Part Four: The Honest Philosophical Limit
All three positions — Gaudapada's ajativada, Shankara's anirvachaniya Maya, and the standard scholastic elaboration — face a common difficulty that deserves honest acknowledgment rather than philosophical glossing over.
The question of how the appearance of ignorance arose — how Brahman, which is pure undivided consciousness, comes to appear as an ignorant, limited, suffering individual — cannot be answered fully within any rational framework. This is not a gap that more philosophical work will eventually close. It is a structural feature of the problem.
Any explanation of Maya's origin would need to use the categories of causation, time, and subject-object distinction — categories that are themselves products of Maya. Explaining Maya in these terms is like trying to see your own eyes directly, or trying to use a ruler to measure itself. The instrument of explanation is implicated in what it is trying to explain.
Shankara was deeply aware of this. His insistence that Maya is anirvachaniya — indefinable — is not a failure of philosophical nerve. It is an honest acknowledgment that the question of Maya's ultimate nature and origin reaches the limits of what rational inquiry can achieve. Beyond those limits lies only the direct recognition — aparoksha anubhuti — of what has always been the case.
This is perhaps the deepest Advaitic insight of all: the question of how ignorance arose is itself a question asked from within ignorance. When ignorance is dissolved, the question dissolves with it. Not because it has been answered, but because the questioner who needed the answer has recognised what they always were.

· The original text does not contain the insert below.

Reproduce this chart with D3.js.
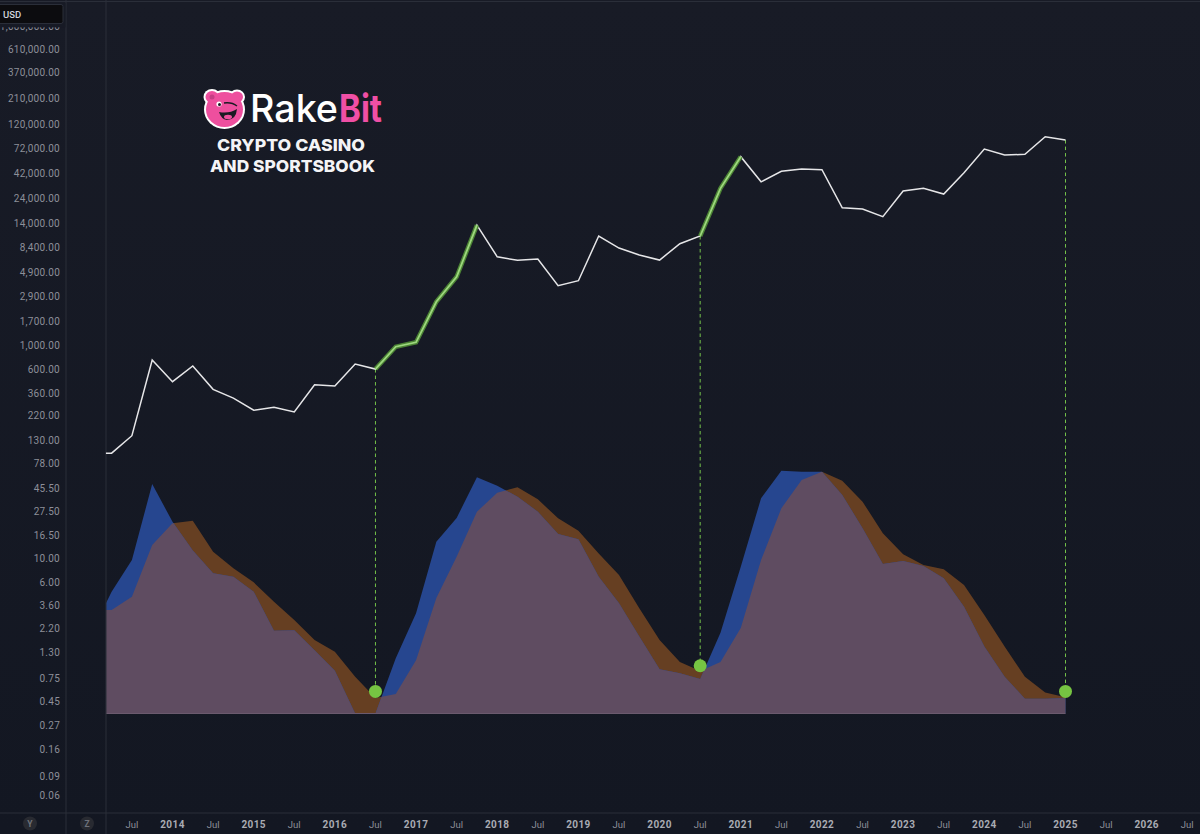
<!DOCTYPE html>
<html><head><meta charset="utf-8">
<script src="https://cdnjs.cloudflare.com/ajax/libs/d3/7.8.5/d3.min.js"></script>
<style>html,body{margin:0;background:#151924}svg{display:block}text{font-family:Roboto,"Liberation Sans",sans-serif}</style>
</head><body><svg id="c" width="1200" height="834"></svg>
<script>
// Quarter positions as decimal years
const quarters = [2013.18,2013.25,2013.5,2013.75,
 2014,2014.25,2014.5,2014.75,2015,2015.25,2015.5,2015.75,
 2016,2016.25,2016.5,2016.75,2017,2017.25,2017.5,2017.75,
 2018,2018.25,2018.5,2018.75,2019,2019.25,2019.5,2019.75,
 2020,2020.25,2020.5,2020.75,2021,2021.25,2021.5,2021.75,
 2022,2022.25,2022.5,2022.75,2023,2023.25,2023.5,2023.75,
 2024,2024.25,2024.5,2024.75,2025];
const price = [98,98,143,736,
 460,646,390,323,248,264,239,431,
 419,675,605,981,1079,2596,4457,13650,
 6871,6368,6546,3673,4093,10765,8300,7130,
 6400,9120,10770,30200,60000,34800,43650,45900,
 45200,19860,19320,16350,28500,30200,26700,42400,
 70800,62100,63100,92300,85900];
const fastSeries = [3.8,4.89,9.7,50.2,
 22.2,11.9,7.28,6.76,4.89,2.1,2.12,1.38,
 .883,.35,.35,1.16,3.06,14.4,24.1,58.1,
 48.4,38.2,27.6,17,15.2,6.76,3.8,1.85,
 .912,.836,.738,2.01,8.39,36.9,67,65.6,
 65.6,39.6,19.3,8.9,9.49,8.51,6.53,3.53,
 1.49,.776,.482,.482,.49];
const slowSeries = [3.29,3.29,4.39,13.4,
 21.5,22.7,11.6,8.11,5.98,3.94,2.65,1.72,
 1.33,.776,.49,.533,1.11,4.26,10.4,27.6,
 41.6,46.8,36.1,23.9,18.3,11.2,7.01,3.41,
 1.72,1.07,.879,1.07,2.23,9.7,29.7,54.8,
 65.6,54,34.3,17.3,11,8.71,7.93,5.65,
 2.95,1.49,.776,.553,.497];
const areaFloor = 0.35;
const bullRuns = [[2016.5,2017.75],[2020.5,2021]];
const lowMarkers = [[2016.5,.564,605],[2020.5,.984,10770],[2025,.564,85900]];
const yTicks = [1000000,610000,370000,210000,120000,72000,42000,24000,14000,8400,4900,2900,1700,1000,600,360,220,130,78,45.5,27.5,16.5,10,6,3.6,2.2,1.3,.75,.45,.27,.16,.09,.06];
const yearTicks = [2014,2015,2016,2017,2018,2019,2020,2021,2022,2023,2024,2025,2026];
const julTicks = [2013.5,2014.5,2015.5,2016.5,2017.5,2018.5,2019.5,2020.5,2021.5,2022.5,2023.5,2024.5,2025.5,2026.5];

const svg = d3.select('#c');
const x = d3.scaleLinear().domain([2014,2025]).range([172.5,1065.5]);
const y = d3.scaleLog().domain([.06,610000]).range([795,49.5]);
const rows = quarters.map((q,i)=>({q,p:price[i],a:fastSeries[i],b:slowSeries[i]}));

const defs = svg.append('defs');
const bg = defs.append('linearGradient').attr('id','bg').attr('x1',0).attr('x2',0).attr('y1',0).attr('y2',1);
bg.append('stop').attr('offset',0).attr('stop-color','#181b26');
bg.append('stop').attr('offset',1).attr('stop-color','#131722');
svg.append('rect').attr('width',1200).attr('height',834).attr('fill','url(#bg)');

const areaOf = k => d3.area().x(d=>x(d.q)).y0(y(areaFloor)).y1(d=>y(d[k]))(rows);
defs.append('clipPath').attr('id','clipA').append('path').attr('d',areaOf('a'));
svg.append('path').attr('d',areaOf('b')).attr('fill','#663f22');
svg.append('path').attr('d',areaOf('a')).attr('fill','#26468f');
svg.append('path').attr('d',areaOf('b')).attr('fill','#5f4c61').attr('clip-path','url(#clipA)');
svg.append('line').attr('x1',x(quarters[0])).attr('x2',x(2025)).attr('y1',y(areaFloor)).attr('y2',y(areaFloor)).attr('stroke','#6b5a6e').attr('stroke-width',1);

// frame lines
const frame = '#2a2e39';
[[66,0,66,834],[106,0,106,834],[0,813,1200,813],[0,1.5,1200,1.5]].forEach(l=>
 svg.append('line').attr('x1',l[0]).attr('y1',l[1]).attr('x2',l[2]).attr('y2',l[3]).attr('stroke',frame).attr('stroke-width',1));

// dashed drop lines
lowMarkers.forEach(m=>{
 svg.append('line').attr('x1',x(m[0])).attr('x2',x(m[0])).attr('y1',y(m[2])).attr('y2',y(m[1]))
  .attr('stroke','#74c24a').attr('stroke-width',1).attr('stroke-dasharray','3.5 3');
});

// price line
const line = d3.line().x(d=>x(d.q)).y(d=>y(d.p));
svg.append('path').attr('d',line(rows)).attr('fill','none').attr('stroke','#e6e6e8').attr('stroke-width',1.5).attr('stroke-linejoin','miter');
bullRuns.forEach(r=>{
 const seg = rows.filter(d=>d.q>=r[0]&&d.q<=r[1]);
 svg.append('path').attr('d',line(seg)).attr('fill','none').attr('stroke','#4c8335').attr('stroke-width',4.5);
 svg.append('path').attr('d',line(seg)).attr('fill','none').attr('stroke','#9dd87e').attr('stroke-width',1.8);
});

// markers
svg.selectAll('circle.m').data(lowMarkers).join('circle').attr('class','m')
 .attr('cx',d=>x(d[0])).attr('cy',d=>y(d[1])).attr('r',6.5).attr('fill','#76c442');

// y axis labels
svg.append('g').selectAll('text').data(yTicks).join('text')
 .attr('x',60).attr('y',d=>y(d)).attr('dy','0.35em').attr('text-anchor','end')
 .attr('font-size',10).attr('fill','#8d8f99').attr('letter-spacing',0.25)
 .text(d=>d3.format(',.2f')(d));

// USD box
svg.append('rect').attr('x',0).attr('y',3).attr('width',65.5).attr('height',24.3).attr('fill','#171a25');
svg.append('rect').attr('x',-4).attr('y',4.5).attr('width',67).attr('height',19).attr('rx',2)
 .attr('fill','#0c0c0f').attr('stroke',frame);
svg.append('text').attr('x',3).attr('y',17.5).attr('font-size',9.5).attr('font-weight',500).attr('fill','#d1d4dc').text('USD');

// x axis labels
svg.append('g').selectAll('text').data(julTicks).join('text')
 .attr('x',d=>x(d)).attr('y',828).attr('text-anchor','middle').attr('font-size',9.5).attr('fill','#8d8f99').text('Jul');
svg.append('g').selectAll('text').data(yearTicks).join('text')
 .attr('x',d=>x(d)).attr('y',828).attr('text-anchor','middle').attr('font-size',10).attr('font-weight',700)
 .attr('letter-spacing',0.4).attr('fill','#a9abb3').text(d=>d);

// Y / Z buttons
[['Y',30],['Z',87]].forEach(b=>{
 svg.append('circle').attr('cx',b[1]).attr('cy',823.5).attr('r',7).attr('fill','#282a31');
 svg.append('text').attr('x',b[1]).attr('y',826.5).attr('text-anchor','middle').attr('font-size',8.5).attr('font-weight',700).attr('fill','#6f727b').text(b[0]);
});

// logo
const logo = svg.append('g');
const bear = logo.append('g');
const white='#ffffff', pink='#ee4f9e', dark='#1a1a22';
bear.append('ellipse').attr('cx',212).attr('cy',97).attr('rx',8.5).attr('ry',8).attr('fill',white);
bear.append('ellipse').attr('cx',237).attr('cy',97).attr('rx',8).attr('ry',7.5).attr('fill',white);
bear.append('ellipse').attr('cx',224.5).attr('cy',109.5).attr('rx',20.5).attr('ry',19.5).attr('fill',white);
bear.append('ellipse').attr('cx',212).attr('cy',97).attr('rx',6.5).attr('ry',6).attr('fill',pink);
bear.append('ellipse').attr('cx',237).attr('cy',97).attr('rx',6).attr('ry',5.5).attr('fill',pink);
bear.append('ellipse').attr('cx',224.5).attr('cy',109.5).attr('rx',18.5).attr('ry',17.5).attr('fill',pink);
bear.append('circle').attr('cx',212).attr('cy',97).attr('r',2.5).attr('fill','#c63f85');
bear.append('circle').attr('cx',219).attr('cy',104).attr('r',2.6).attr('fill',white);
bear.append('circle').attr('cx',219.5).attr('cy',104.5).attr('r',1.5).attr('fill',dark);
bear.append('path').attr('d','M224 103 Q232 102 237 106').attr('fill','none').attr('stroke',dark).attr('stroke-width',1.4);
bear.append('path').attr('d','M219 112 Q229 114 237 109 Q236 120 227 120 Q221 119 219 112Z').attr('fill',dark);
bear.append('ellipse').attr('cx',228).attr('cy',117).attr('rx',4).attr('ry',2.2).attr('fill',pink);
logo.append('text').attr('x',250).attr('y',122).attr('font-size',38).attr('font-weight',500).attr('fill',white).attr('textLength',88).attr('lengthAdjust','spacingAndGlyphs').style('font-family','Inter,Roboto').text('Rake');
logo.append('text').attr('x',339).attr('y',122).attr('font-size',38).attr('font-weight',700).attr('fill','#f04fa5').attr('textLength',43).attr('lengthAdjust','spacingAndGlyphs').style('font-family','Inter,Roboto').text('Bit');
[['CRYPTO CASINO',291,151,148],['AND SPORTSBOOK',292.5,171.5,165]].forEach(t=>
 logo.append('text').attr('x',t[1]).attr('y',t[2]).attr('text-anchor','middle').attr('font-size',16.5).attr('font-weight',800).attr('fill','#f4f4f6').attr('textLength',t[3]).attr('lengthAdjust','spacingAndGlyphs').style('font-family','Inter,Roboto').text(t[0]));
</script></body></html>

The snake was never there. The question of where the snake came from dissolves the moment the rope is seen clearly. Not answered. Dissolved.
Conclusion: Why the Honest Limit Is the Right Place to Stop
The three positions examined here represent different strategies for engaging the same fundamental problem — each with genuine philosophical strengths and genuine difficulties.
Gaudapada's ajativada is the most radical and the most logically consistent. Nothing ever arose, so nothing needs to be explained. But it makes the spiritual path and the reality of bondage and liberation difficult to ground.
Shankara's anirvachaniya Maya is more practically grounded — it affirms the genuine reality of the world and the spiritual path at the conventional level while maintaining the ultimate non-dual truth. But it faces the ashraya problem and ultimately must acknowledge that the origin of Maya cannot be explained.
The standard Advaita elaboration systematises Shankara's insights into a comprehensive framework — three levels of reality, two powers of Maya, the distinction between Avidya and Maya — that is philosophically rich and practically useful. But it faces the same ultimate limit.
All three point to the same conclusion: rational philosophy can take the seeker to the edge of the question. What lies beyond the edge is not more philosophy. It is the direct recognition that Shankara calls Brahma-jnana — the knowing of Brahman that is identical with being Brahman.
The snake was never there. Looking for where it came from is, in the end, another way of continuing to look at the rope as if it might still be a snake.
See the rope. That is all.
Maya cannot be explained from within Maya. Avidya cannot be understood from within Avidya. This is not Advaita's failure. It is its most honest teaching.